The real-world results weren’t promising. Cleveland created a program designed to allow city children to attend schools in an adjacent, suburban district — except none of those schools accepted any of the mainly poor and black students. And often, instead of pushing schools toward better teaching, competition moved them toward corporate-style public relations tactics to attract already high-achieving students. In more than a few cases, disaster struck: One of the country’s largest operators of charter schools collapsed without warning, leaving 6,000 California schoolchildren scrambling to find an alternative and their parents “swearing and shouting.”
A Darwinian marketplace creates both winners and losers, and the market failures and management abuses that result from unadulterated capitalism may not be so terrible when the worst that can happen is people pay a little extra for a television set. When one of those losses means a child gets no education — or, as in other cases, poor health care or no electricity — the market cannot correct itself quickly enough to sustain a society.
After privatization or public-private partnerships make things worse, Brown and Jacobs show, citizens clamor for big government to clean up the mess — at considerable taxpayer expense. Americans favor economic growth and fear a strong government — that is, unless we want Washington to bail out our bank, save our mortgage, protect us from toxic chemicals or step in to enact yet another special-interest regulation on cancer-causing tanning beds or diet pill producers.

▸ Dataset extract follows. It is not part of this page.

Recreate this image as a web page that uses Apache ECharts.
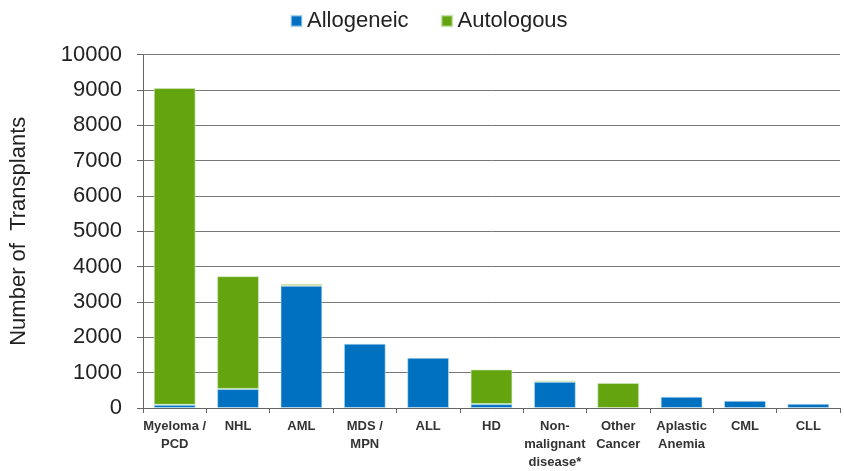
<!DOCTYPE html>
<html>
<head>
<meta charset="utf-8">
<script src="https://cdn.jsdelivr.net/npm/echarts@6/dist/echarts.min.js"></script>
<style>html,body{margin:0;padding:0;background:#fff;}#c{width:844px;height:471px;}</style>
</head>
<body>
<div id="c"></div>
<script>
var categories = ["Myeloma /\nPCD", "NHL", "AML", "MDS /\nMPN", "ALL", "HD", "Non-\nmalignant\ndisease*", "Other\nCancer", "Aplastic\nAnemia", "CML", "CLL"];
var allogeneic = [90, 540, 3460, 1820, 1420, 110, 740, null, 320, 205, 120];
var autologous = [8960, 3190, 50, null, null, 980, 40, 710, null, null, null];
var yTicks = [0, 1000, 2000, 3000, 4000, 5000, 6000, 7000, 8000, 9000, 10000];

var chart = echarts.init(document.getElementById('c'));
var font = '"Liberation Sans", Arial, sans-serif';
chart.setOption({
  animation: false,
  legend: {
    left: 285, top: 5,
    itemWidth: 11, itemHeight: 11, itemGap: 32,
    icon: 'rect',
    textStyle: { fontFamily: font, fontSize: 22, color: '#222' },
    data: ['Allogeneic', 'Autologous']
  },
  grid: { left: 137, right: 4, top: 54.5, bottom: 61, containLabel: false },
  xAxis: {
    type: 'category',
    data: categories,
    axisLine: { lineStyle: { color: '#666', width: 1 } },
    axisTick: { show: true, length: 5, lineStyle: { color: '#666' } },
    axisLabel: { fontFamily: font, fontSize: 13, fontWeight: 'bold', color: '#333', lineHeight: 18, margin: 9, interval: 0 }
  },
  yAxis: {
    type: 'value',
    min: yTicks[0], max: yTicks[yTicks.length - 1], interval: 1000,
    name: 'Number of  Transplants',
    nameLocation: 'middle', nameGap: 113, nameRotate: 90,
    nameTextStyle: { fontFamily: font, fontSize: 22, color: '#222' },
    axisLine: { show: true, lineStyle: { color: '#666', width: 1 } },
    axisTick: { show: true, length: 6, lineStyle: { color: '#666' } },
    axisLabel: { fontFamily: font, fontSize: 22, color: '#222', margin: 21, formatter: function (v) { return String(v); } },
    splitLine: { lineStyle: { color: '#777', width: 1 } }
  },
  series: [
    { name: 'Allogeneic', type: 'bar', stack: 't', data: allogeneic, barWidth: '66%',
      itemStyle: { color: '#0070C0', borderColor: 'rgba(200,230,245,0.6)', borderWidth: 1 } },
    { name: 'Autologous', type: 'bar', stack: 't', data: autologous, barWidth: '66%',
      itemStyle: { color: '#64A40E', borderColor: 'rgba(215,235,200,0.6)', borderWidth: 1 } }
  ]
});
</script>
</body>
</html>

The overall result is a “disconnect between a national narrative trumpeting small government and steadily increasing expectations of government.”

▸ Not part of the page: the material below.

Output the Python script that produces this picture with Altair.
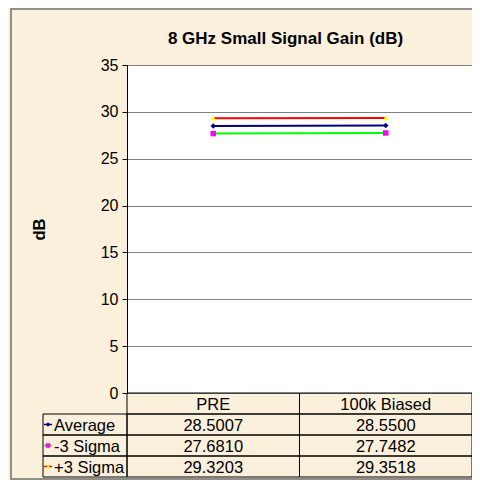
import altair as alt
import pandas as pd

# ---- data ----
categories = ["PRE", "100k Biased"]
series_names = ["Average", "-3 Sigma", "+3 Sigma"]
average = [28.5007, 28.5500]
minus_3_sigma = [27.6810, 27.7482]
plus_3_sigma = [29.3203, 29.3518]
y_ticks = [0, 5, 10, 15, 20, 25, 30, 35]

# ---- styles ----
line_colors = ["#000080", "#00FF00", "#FF0000"]
marker_colors = ["#000080", "#FF00FF", "#FFFF00"]
marker_shapes = ["diamond", "square", "triangle-up"]
FONT = "Liberation Sans"
BG = "#FBF0DB"
W, H = 345, 328
ROW_H = 21
rows = ["hdr"] + series_names

records = []
for name, vals in zip(series_names, [average, minus_3_sigma, plus_3_sigma]):
    for c, v in zip(categories, vals):
        records.append({"category": c, "series": name, "value": v,
                        "label": f"{v:.4f}", "row": name})
df = pd.DataFrame(records)
hdr = pd.DataFrame({"category": categories, "row": ["hdr"] * len(categories),
                    "label": categories})
cells = pd.concat([hdr, df[["category", "row", "label"]]], ignore_index=True)
labels_df = pd.DataFrame({"series": series_names, "row": series_names})
one = pd.DataFrame({"k": [0]})

x_scale = alt.Scale(type="band", domain=categories, paddingInner=0, paddingOuter=0)
x_center = alt.X("category:N", scale=x_scale, axis=None, bandPosition=0.5)
x_band = alt.X("category:N", scale=x_scale, axis=None)
row_scale = alt.Scale(type="band", domain=rows, range=[H, H + ROW_H * 4],
                      paddingInner=0, paddingOuter=0)
y_row = alt.Y("row:N", scale=row_scale, axis=None)
y_row_c = alt.Y("row:N", scale=row_scale, axis=None, bandPosition=0.5)
color_scale = alt.Scale(domain=series_names, range=line_colors)
fill_scale = alt.Scale(domain=series_names, range=marker_colors)
shape_scale = alt.Scale(domain=series_names, range=marker_shapes)
y_val_scale = alt.Scale(domain=[0, 35], nice=False, zero=True)

border = alt.Chart(one).mark_rect(fill="transparent", stroke="#6E6E6E", strokeWidth=1.5).encode(
    x=alt.value(-116), x2=alt.value(420), y=alt.value(-56), y2=alt.value(H + 86)
)

lines = alt.Chart(df).mark_line(strokeWidth=2).encode(
    x=x_center,
    y=alt.Y("value:Q", scale=y_val_scale,
            axis=alt.Axis(values=y_ticks, title="dB", titleX=-88, titleY=H / 2,
                          titleAngle=270, titleAlign="center", titleBaseline="middle")),
    color=alt.Color("series:N", scale=color_scale, legend=None),
    detail="series:N",
)

points = alt.Chart(df).mark_point(filled=True, size=30, strokeWidth=0, opacity=1).encode(
    x=x_center,
    y=alt.Y("value:Q", scale=y_val_scale, axis=None),
    fill=alt.Fill("series:N", scale=fill_scale, legend=None),
    shape=alt.Shape("series:N", scale=shape_scale, legend=None),
)

cell_rects = alt.Chart(cells).mark_rect(fill="transparent", stroke="black", strokeWidth=1).encode(
    x=x_band, y=y_row
)

cell_text = alt.Chart(cells).mark_text(font=FONT, fontSize=16.5, color="black",
                                       baseline="middle", align="center", dy=1).encode(
    x=x_center, y=y_row_c, text="label:N"
)

label_rects = alt.Chart(labels_df).mark_rect(fill="transparent", stroke="black", strokeWidth=1).encode(
    x=alt.value(-84), x2=alt.value(0), y=y_row
)

label_text = alt.Chart(labels_df).mark_text(font=FONT, fontSize=16.5, color="black",
                                            baseline="middle", align="left", dy=1).encode(
    x=alt.value(-73), y=y_row_c, text="series:N"
)

sym_lines = alt.Chart(labels_df).mark_rule(strokeWidth=1.5).encode(
    x=alt.value(-83), x2=alt.value(-75), y=y_row_c,
    color=alt.Color("series:N", scale=color_scale, legend=None),
)

sym_points = alt.Chart(labels_df).mark_point(filled=True, size=20, strokeWidth=0, opacity=1).encode(
    x=alt.value(-79), y=y_row_c,
    fill=alt.Fill("series:N", scale=fill_scale, legend=None),
    shape=alt.Shape("series:N", scale=shape_scale, legend=None),
)

chart = alt.layer(
    border, lines, points, cell_rects, cell_text, label_rects, label_text, sym_lines, sym_points
).resolve_scale(y="independent").properties(
    width=W, height=H,
    title=alt.TitleParams("8 GHz Small Signal Gain (dB)", font=FONT, fontSize=17,
                          fontWeight="bold", color="black", anchor="middle", dx=-14,
                          offset=-40),
    autosize=alt.AutoSizeParams(type="none"),
    padding={"left": 119, "top": 57, "right": 0, "bottom": 87},
).configure(background=BG).configure_view(
    fill="white", stroke="#808080", strokeWidth=1
).configure_axis(
    labelFont=FONT, labelFontSize=16, labelColor="black", labelPadding=4,
    tickColor="black", tickSize=5, domainColor="black",
    gridColor="#808080", gridWidth=1,
    titleFont=FONT, titleFontSize=16.5, titleFontWeight="bold", titleColor="black",
)

chart.save("out.html", embed_options={"renderer": "svg", "actions": False})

At times, the authors use telling anecdotes, usually drawn from the popular press, to support their thesis. Yet too often, Brown, a public health professor at Columbia University, and Jacobs, director of the University of Minnesota’s Center for the Study of Politics and Governance, fall back on the muddled phrases and circuitous sentences of academic writing. They do offer a much-needed reality check for anyone who believes the last four decades have succeeded in shrinking and simplifying government. Still, crucial questions remain unanswered: Are the politicians true believers, unknowingly making short-term mistakes that will catch up with us a decade from now? Or are they knowingly lying, claiming to shrink government on the stump while increasing it through pork-barrel spending and regulation to please constituents?
Understanding such motivations would make a considerable difference for any architect of a solution. The authors describe, in general terms, a reasonable middle ground between anti-statism and anti-capitalism, where government both performs more efficiently and better regulates the private sector. How exactly to strike that balance, though, they’ll leave up to the men and women in charge.